The condition can reference other macros or lists as well.

For example if you want to create a macro that’s able to detect that a shell was spawned in a container, you can create the following condition container and shell_procs, which will expand to (container.id != host) and proc.name in (shell_binaries), where shell_binaries is a list that contains ["ash", "bash", "csh", "ksh", "sh", "tcsh", "zsh", "dash"].

So the full condition of the macro will be evaluated as: (container.id != host) and proc.name in ("ash", "bash", "csh", "ksh", "sh", "tcsh", "zsh", "dash").

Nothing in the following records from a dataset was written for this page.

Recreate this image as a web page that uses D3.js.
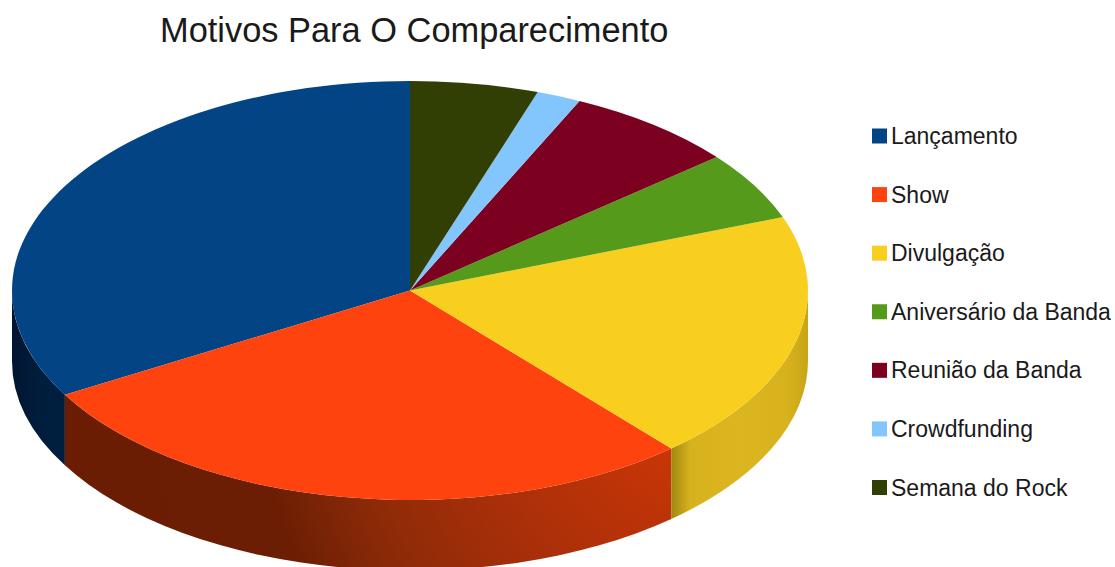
<!DOCTYPE html>
<html>
<head>
<meta charset="utf-8">
<script src="https://cdn.jsdelivr.net/npm/d3@7"></script>
<style>
  html, body { margin: 0; padding: 0; background: #fff; }
  svg { display: block; }
  text { font-family: "Liberation Sans", Arial, sans-serif; fill: #1a1a1a; }
</style>
</head>
<body>
<svg id="chart" width="1115" height="567"></svg>
<script>
const chartTitle = "Motivos Para O Comparecimento";
const categories = ["Lançamento", "Show", "Divulgação", "Aniversário da Banda", "Reunião da Banda", "Crowdfunding", "Semana do Rock"];
const shares = [33.3, 28.1, 19.3, 5.3, 7.0, 1.8, 5.2];
const colors = ["#034584", "#fe430e", "#f9cf1f", "#569a1c", "#7c0020", "#83c6fd", "#313e04"];

// Shading of the visible side walls.
const blueWallStops = [[0, "#00152f"], [0.5, "#001d3c"], [1, "#001f40"]];
const yellowWallStops = [[0, "#a08810"], [0.06, "#b89a15"], [0.14, "#d8b21e"], [0.5, "#dcb620"], [0.85, "#d8b21d"], [1, "#c8a415"]];
// The orange wall is lit from its upper right, so its shade falls off radially.
const orangeWallStops = [[0.1, "#cc3607"], [0.34, "#ad3009"], [0.52, "#912b08"], [0.6, "#7f2606"], [0.68, "#6b1e03"], [1, "#6a1d03"]];

const width = 1115, height = 567;
const cx = 410, cy = 290.5, rx = 398, ry = 209.5, depth = 70.5;

const svg = d3.select("#chart");
const defs = svg.append("defs");

// Flat ellipse projection of a unit circle; angle 0 points up, positive runs clockwise.
const xScale = d3.scaleLinear().domain([-1, 1]).range([cx - rx, cx + rx]);
const yScale = d3.scaleLinear().domain([-1, 1]).range([cy - ry, cy + ry]);
const px = a => xScale(Math.sin(a));
const py = a => yScale(-Math.cos(a));

const rows = categories.map((name, i) => ({ name, share: shares[i], color: colors[i] }));
const arcs = d3.pie().sort(null).value(d => d.share).startAngle(0).endAngle(-2 * Math.PI)(rows);

// The front half of the rim lies between 90 and 270 degrees (clockwise from the top).
const normalise = a => ((a % (2 * Math.PI)) + 2 * Math.PI) % (2 * Math.PI);
const frontStart = Math.PI / 2, frontEnd = 3 * Math.PI / 2;

function wallSpan(d) {
  // Slices run counter-clockwise, so endAngle is the smaller clockwise bearing.
  let lo = normalise(d.endAngle), hi = lo + (d.startAngle - d.endAngle);
  lo = Math.max(lo, frontStart);
  hi = Math.min(hi, frontEnd);
  return lo < hi ? [lo, hi] : null;
}

function wallPath(lo, hi) {
  return `M${px(lo)},${py(lo)} A${rx},${ry} 0 0 1 ${px(hi)},${py(hi)} ` +
         `L${px(hi)},${py(hi) + depth} A${rx},${ry} 0 0 0 ${px(lo)},${py(lo) + depth} Z`;
}

function addStops(gradient, stops) {
  gradient.selectAll("stop").data(stops).join("stop")
    .attr("offset", s => s[0])
    .attr("stop-color", s => s[1]);
}

function addLinearWall(id, lo, hi, stops) {
  const x0 = Math.min(px(lo), px(hi)), x1 = Math.max(px(lo), px(hi));
  addStops(defs.append("linearGradient")
    .attr("id", id)
    .attr("gradientUnits", "userSpaceOnUse")
    .attr("x1", x0).attr("x2", x1).attr("y1", 0).attr("y2", 0), stops);
}

const walls = arcs.map(d => ({ d, span: wallSpan(d) })).filter(w => w.span);

walls.forEach((w, i) => {
  const id = "wall" + i;
  const [lo, hi] = w.span;
  if (w.d.data.name === "Show") {
    addStops(defs.append("radialGradient")
      .attr("id", id)
      .attr("gradientUnits", "userSpaceOnUse")
      .attr("cx", 720).attr("cy", 380).attr("r", 680), orangeWallStops);
  } else {
    addLinearWall(id, lo, hi, w.d.data.name === "Divulgação" ? yellowWallStops : blueWallStops);
  }
});

svg.append("g").attr("class", "walls")
  .selectAll("path").data(walls).join("path")
  .attr("d", w => wallPath(w.span[0], w.span[1]))
  .attr("fill", (w, i) => `url(#wall${i})`);

// Top face: each wedge is traced along the ellipse from centre to rim.
function wedgePath(d) {
  const a0 = d.startAngle, a1 = d.endAngle;
  const large = Math.abs(a1 - a0) > Math.PI ? 1 : 0;
  return `M${cx},${cy} L${px(a0)},${py(a0)} A${rx},${ry} 0 ${large} 0 ${px(a1)},${py(a1)} Z`;
}

svg.append("g").attr("class", "top")
  .selectAll("path").data(arcs).join("path")
  .attr("d", wedgePath)
  .attr("fill", d => d.data.color);

svg.append("text")
  .attr("x", 160).attr("y", 42)
  .attr("font-size", 34.4)
  .text(chartTitle);

// Legend column to the right of the pie.
const legendY = d3.scalePoint().domain(categories).range([136, 487.5]);
const legend = svg.append("g").attr("class", "legend")
  .selectAll("g").data(rows).join("g")
  .attr("transform", d => `translate(872,${legendY(d.name)})`);
legend.append("rect")
  .attr("x", 0).attr("y", -7.5).attr("width", 15).attr("height", 15)
  .attr("fill", d => d.color);
legend.append("text")
  .attr("x", 19).attr("y", 8)
  .attr("font-size", 23)
  .text(d => d.name);
</script>
</body>
</html>
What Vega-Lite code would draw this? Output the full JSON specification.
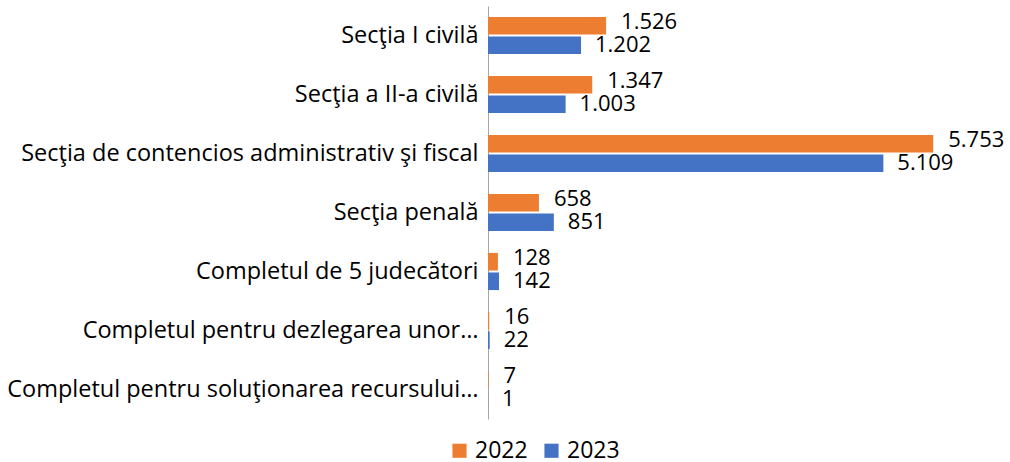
{
  "$schema": "https://vega.github.io/schema/vega-lite/v6.json",
  "width": 503,
  "height": 413,
  "autosize": {"type": "none"},
  "padding": {"left": 488, "top": 6, "right": 19, "bottom": 43},
  "config": {
    "locale": {"number": {"decimal": ",", "thousands": ".", "grouping": [3], "currency": ["", ""]}},
    "view": {"stroke": null},
    "font": "Open Sans"
  },
  "data": {
    "values": [
      {"sectie": "Secţia I civilă", "an": "2022", "valoare": 1526},
      {"sectie": "Secţia I civilă", "an": "2023", "valoare": 1202},
      {"sectie": "Secţia a II-a civilă", "an": "2022", "valoare": 1347},
      {"sectie": "Secţia a II-a civilă", "an": "2023", "valoare": 1003},
      {"sectie": "Secţia de contencios administrativ şi fiscal", "an": "2022", "valoare": 5753},
      {"sectie": "Secţia de contencios administrativ şi fiscal", "an": "2023", "valoare": 5109},
      {"sectie": "Secţia penală", "an": "2022", "valoare": 658},
      {"sectie": "Secţia penală", "an": "2023", "valoare": 851},
      {"sectie": "Completul de 5 judecători", "an": "2022", "valoare": 128},
      {"sectie": "Completul de 5 judecători", "an": "2023", "valoare": 142},
      {"sectie": "Completul pentru dezlegarea unor…", "an": "2022", "valoare": 16},
      {"sectie": "Completul pentru dezlegarea unor…", "an": "2023", "valoare": 22},
      {"sectie": "Completul pentru soluţionarea recursului…", "an": "2022", "valoare": 7},
      {"sectie": "Completul pentru soluţionarea recursului…", "an": "2023", "valoare": 1}
    ]
  },
  "encoding": {
    "y": {
      "field": "sectie", "type": "nominal", "sort": null,
      "scale": {"paddingInner": 0.37, "paddingOuter": 0.185},
      "axis": {"title": null, "ticks": false, "domainColor": "#a6a6a6", "domainWidth": 1, "labelFontSize": 23.5, "labelColor": "#000000", "labelPadding": 10, "labelLimit": 0}
    },
    "yOffset": {"field": "an", "type": "nominal", "sort": ["2022", "2023"], "scale": {"paddingInner": 0.1}},
    "x": {"field": "valoare", "type": "quantitative", "scale": {"domain": [0, 6500], "nice": false}, "axis": null}
  },
  "layer": [
    {
      "mark": {"type": "bar"},
      "encoding": {
        "color": {
          "field": "an", "type": "nominal",
          "scale": {"domain": ["2022", "2023"], "range": ["#ED7D31", "#4472C4"]},
          "legend": {"title": null, "orient": "none", "direction": "horizontal", "legendX": -40, "legendY": 433, "symbolType": "square", "symbolSize": 200, "symbolStrokeWidth": 0, "labelFontSize": 23, "labelColor": "#000000", "columnPadding": 12, "labelOffset": 4}
        }
      }
    },
    {
      "transform": [{"filter": "datum.an === '2022'"}],
      "mark": {"type": "text", "align": "left", "baseline": "middle", "dx": 15, "dy": -4, "fontSize": 22, "color": "#000000"},
      "encoding": {"text": {"field": "valoare", "type": "quantitative", "format": ",d"}}
    },
    {
      "transform": [{"filter": "datum.an === '2023'"}],
      "mark": {"type": "text", "align": "left", "baseline": "middle", "dx": 14, "dy": 0, "fontSize": 22, "color": "#000000"},
      "encoding": {"text": {"field": "valoare", "type": "quantitative", "format": ",d"}}
    }
  ]
}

$ sdc-cli policy falco-macro add shell_in_container 'container and shell_procs'
id:                       14621
name:                     shell_in_container
condition:
    {
      "condition": "container and shell_procs",
      "components": []
    }
filename:                 falco_rules_local.yaml

Update a Falco macro

Falco macro can be updated by their ID. Currently there’s no way to specify the name itself, so the ID needs to be retrieved from a list command.

In the following example we will not evaluate the shell processes against allowed containers:

$ sdc-cli policy falco-macro update 14621 'container and not allowed_containers and shell_procs'
id:                       14621
name:                     shell_in_container
condition:
    {
      "condition": "container and not allowed_containers and shell_procs"
    }
filename:                 falco_rules_local.yaml

Now the rule will not be executed against allowed containers.

Remove a macro

Macros can be removed using the CLI if the following is true:

To remove the last macro created in the previous examples execute:

$ sdc-cli policy falco-macro del 14621                                                           
Success

Currently there’s no way to specifiy the name of the macro itself, and the ID is needed, so first, retrieve it with a list command.